* WHAT YOU NEED TO DO
Pictures stay out of the copy; set down each line of the listing below exactly.

* GIVEN INFORMATION

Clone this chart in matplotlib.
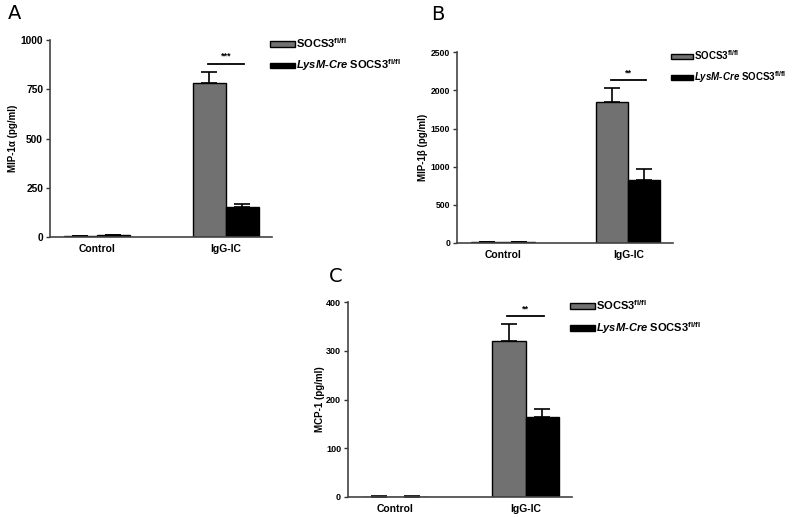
import numpy as np
import matplotlib
matplotlib.use('Agg')
import matplotlib.pyplot as plt
from matplotlib.patches import Patch

plt.rcParams['font.family'] = 'Liberation Sans'
plt.rcParams['font.weight'] = 'bold'
plt.rcParams['mathtext.fontset'] = 'custom'
plt.rcParams['mathtext.rm'] = 'Liberation Sans:bold'
plt.rcParams['mathtext.it'] = 'Liberation Sans:italic:bold'
plt.rcParams['mathtext.bf'] = 'Liberation Sans:bold'

groups = ['Control', 'IgG-IC']

# panel A - MIP-1a
mip1a_wt = [3, 780]
mip1a_wt_err = [1, 58]
mip1a_ko = [8, 150]
mip1a_ko_err = [3, 17]

# panel B - MIP-1b
mip1b_wt = [8, 1850]
mip1b_wt_err = [2, 175]
mip1b_ko = [8, 830]
mip1b_ko_err = [2, 135]

# panel C - MCP-1
mcp1_wt = [1, 320]
mcp1_wt_err = [0.5, 35]
mcp1_ko = [1, 165]
mcp1_ko_err = [0.5, 16]

gray = '#717171'
w = 0.256

fig = plt.figure(figsize=(8, 5.17), dpi=100)

def panel(rect, letter, letter_xy, wt, wt_err, ko, ko_err, ymax, yticks, ylabel, label_x,
          stars, sig_y, leg_size, tick_size):
    ax = fig.add_axes(rect)
    x = np.arange(len(groups))
    ekw = dict(ecolor='black', elinewidth=1.2, capsize=6, capthick=1.2)
    ax.bar(x - w/2, wt, w, color=gray, edgecolor='black', linewidth=1.0,
           yerr=[np.zeros(len(wt)), wt_err], error_kw=ekw)
    ax.bar(x + w/2, ko, w, color='black', edgecolor='black', linewidth=1.0,
           yerr=[np.zeros(len(ko)), ko_err], error_kw=ekw)
    ax.set_xlim(-0.364, 1.357)
    ax.set_ylim(0, ymax)
    ax.set_yticks(yticks)
    ax.set_xticks(x)
    ax.set_xticklabels(groups, fontsize=7.5, fontweight='bold')
    ax.tick_params(axis='x', length=0, pad=5)
    ax.tick_params(axis='y', length=3, width=1, labelsize=tick_size, pad=2, color='#333333')
    for lab in ax.get_yticklabels():
        lab.set_fontweight('bold')
    for s in ['top', 'right']:
        ax.spines[s].set_visible(False)
    for s in ['left', 'bottom']:
        ax.spines[s].set_color('#444444')
        ax.spines[s].set_linewidth(1.2)
    ax.set_ylabel(ylabel, fontsize=7, fontweight='bold')
    ax.yaxis.set_label_coords(label_x, 0.5)
    # significance bar
    ax.plot([1 - 0.14, 1 + 0.14], [sig_y, sig_y], color='black', lw=1.3)
    ax.text(1.0, sig_y + ymax * 0.015, stars, ha='center', va='bottom', fontsize=6.5)
    handles = [Patch(facecolor=gray, edgecolor='black', linewidth=1.0),
               Patch(facecolor='black', edgecolor='black')]
    labels = [r'SOCS3$^{\mathregular{fl/fl}}$',
              r'$\mathit{LysM}$-$\mathit{Cre}$ SOCS3$^{\mathregular{fl/fl}}$']
    ax.legend(handles, labels, loc='upper left', bbox_to_anchor=(0.99, 1.02),
              frameon=False, handlelength=2.3, handleheight=0.45,
              handletextpad=0.1, borderpad=0, borderaxespad=0, labelspacing=0.7,
              prop={'weight': 'bold', 'size': leg_size})
    fig.text(letter_xy[0] / 800, 1 - letter_xy[1] / 517, letter, fontsize=14,
             fontweight='normal', va='top', family='DejaVu Sans')
    return ax

panel([50/800, 0.5416, 222/800, 0.381], 'A', (8, 4), mip1a_wt, mip1a_wt_err, mip1a_ko, mip1a_ko_err,
      1000, [0, 250, 500, 750, 1000], 'MIP-1α (pg/ml)', -0.144, '***', 880, 8, 7.4)
panel([457/800, 0.530, 216/800, 0.369], 'B', (431, 5), mip1b_wt, mip1b_wt_err, mip1b_ko, mip1b_ko_err,
      2500, [0, 500, 1000, 1500, 2000, 2500], 'MIP-1β (pg/ml)', -0.134, '**', 2135, 7, 6.2)
panel([348/800, 0.0387, 224/800, 0.377], 'C', (329, 267), mcp1_wt, mcp1_wt_err, mcp1_ko, mcp1_ko_err,
      400, [0, 100, 200, 300, 400], 'MCP-1 (pg/ml)', -0.103, '**', 371, 8, 6.5)

fig.savefig('out.png', dpi=100)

* SOLVED EXERCISE
Clone this chart in matplotlib.
import numpy as np
import matplotlib
matplotlib.use('Agg')
import matplotlib.pyplot as plt
from matplotlib.patches import Patch

plt.rcParams['font.family'] = 'Liberation Sans'
plt.rcParams['font.weight'] = 'bold'
plt.rcParams['mathtext.fontset'] = 'custom'
plt.rcParams['mathtext.rm'] = 'Liberation Sans:bold'
plt.rcParams['mathtext.it'] = 'Liberation Sans:italic:bold'
plt.rcParams['mathtext.bf'] = 'Liberation Sans:bold'

groups = ['Control', 'IgG-IC']

# panel A - MIP-1a
mip1a_wt = [3, 780]
mip1a_wt_err = [1, 58]
mip1a_ko = [8, 150]
mip1a_ko_err = [3, 17]

# panel B - MIP-1b
mip1b_wt = [8, 1850]
mip1b_wt_err = [2, 175]
mip1b_ko = [8, 830]
mip1b_ko_err = [2, 135]

# panel C - MCP-1
mcp1_wt = [1, 320]
mcp1_wt_err = [0.5, 35]
mcp1_ko = [1, 165]
mcp1_ko_err = [0.5, 16]

gray = '#717171'
w = 0.256

fig = plt.figure(figsize=(8, 5.17), dpi=100)

def panel(rect, letter, letter_xy, wt, wt_err, ko, ko_err, ymax, yticks, ylabel, label_x,
          stars, sig_y, leg_size, tick_size):
    ax = fig.add_axes(rect)
    x = np.arange(len(groups))
    ekw = dict(ecolor='black', elinewidth=1.2, capsize=6, capthick=1.2)
    ax.bar(x - w/2, wt, w, color=gray, edgecolor='black', linewidth=1.0,
           yerr=[np.zeros(len(wt)), wt_err], error_kw=ekw)
    ax.bar(x + w/2, ko, w, color='black', edgecolor='black', linewidth=1.0,
           yerr=[np.zeros(len(ko)), ko_err], error_kw=ekw)
    ax.set_xlim(-0.364, 1.357)
    ax.set_ylim(0, ymax)
    ax.set_yticks(yticks)
    ax.set_xticks(x)
    ax.set_xticklabels(groups, fontsize=7.5, fontweight='bold')
    ax.tick_params(axis='x', length=0, pad=5)
    ax.tick_params(axis='y', length=3, width=1, labelsize=tick_size, pad=2, color='#333333')
    for lab in ax.get_yticklabels():
        lab.set_fontweight('bold')
    for s in ['top', 'right']:
        ax.spines[s].set_visible(False)
    for s in ['left', 'bottom']:
        ax.spines[s].set_color('#444444')
        ax.spines[s].set_linewidth(1.2)
    ax.set_ylabel(ylabel, fontsize=7, fontweight='bold')
    ax.yaxis.set_label_coords(label_x, 0.5)
    # significance bar
    ax.plot([1 - 0.14, 1 + 0.14], [sig_y, sig_y], color='black', lw=1.3)
    ax.text(1.0, sig_y + ymax * 0.015, stars, ha='center', va='bottom', fontsize=6.5)
    handles = [Patch(facecolor=gray, edgecolor='black', linewidth=1.0),
               Patch(facecolor='black', edgecolor='black')]
    labels = [r'SOCS3$^{\mathregular{fl/fl}}$',
              r'$\mathit{LysM}$-$\mathit{Cre}$ SOCS3$^{\mathregular{fl/fl}}$']
    ax.legend(handles, labels, loc='upper left', bbox_to_anchor=(0.99, 1.02),
              frameon=False, handlelength=2.3, handleheight=0.45,
              handletextpad=0.1, borderpad=0, borderaxespad=0, labelspacing=0.7,
              prop={'weight': 'bold', 'size': leg_size})
    fig.text(letter_xy[0] / 800, 1 - letter_xy[1] / 517, letter, fontsize=14,
             fontweight='normal', va='top', family='DejaVu Sans')
    return ax

panel([50/800, 0.5416, 222/800, 0.381], 'A', (8, 4), mip1a_wt, mip1a_wt_err, mip1a_ko, mip1a_ko_err,
      1000, [0, 250, 500, 750, 1000], 'MIP-1α (pg/ml)', -0.144, '***', 880, 8, 7.4)
panel([457/800, 0.530, 216/800, 0.369], 'B', (431, 5), mip1b_wt, mip1b_wt_err, mip1b_ko, mip1b_ko_err,
      2500, [0, 500, 1000, 1500, 2000, 2500], 'MIP-1β (pg/ml)', -0.134, '**', 2135, 7, 6.2)
panel([348/800, 0.0387, 224/800, 0.377], 'C', (329, 267), mcp1_wt, mcp1_wt_err, mcp1_ko, mcp1_ko_err,
      400, [0, 100, 200, 300, 400], 'MCP-1 (pg/ml)', -0.103, '**', 371, 8, 6.5)

fig.savefig('out.png', dpi=100)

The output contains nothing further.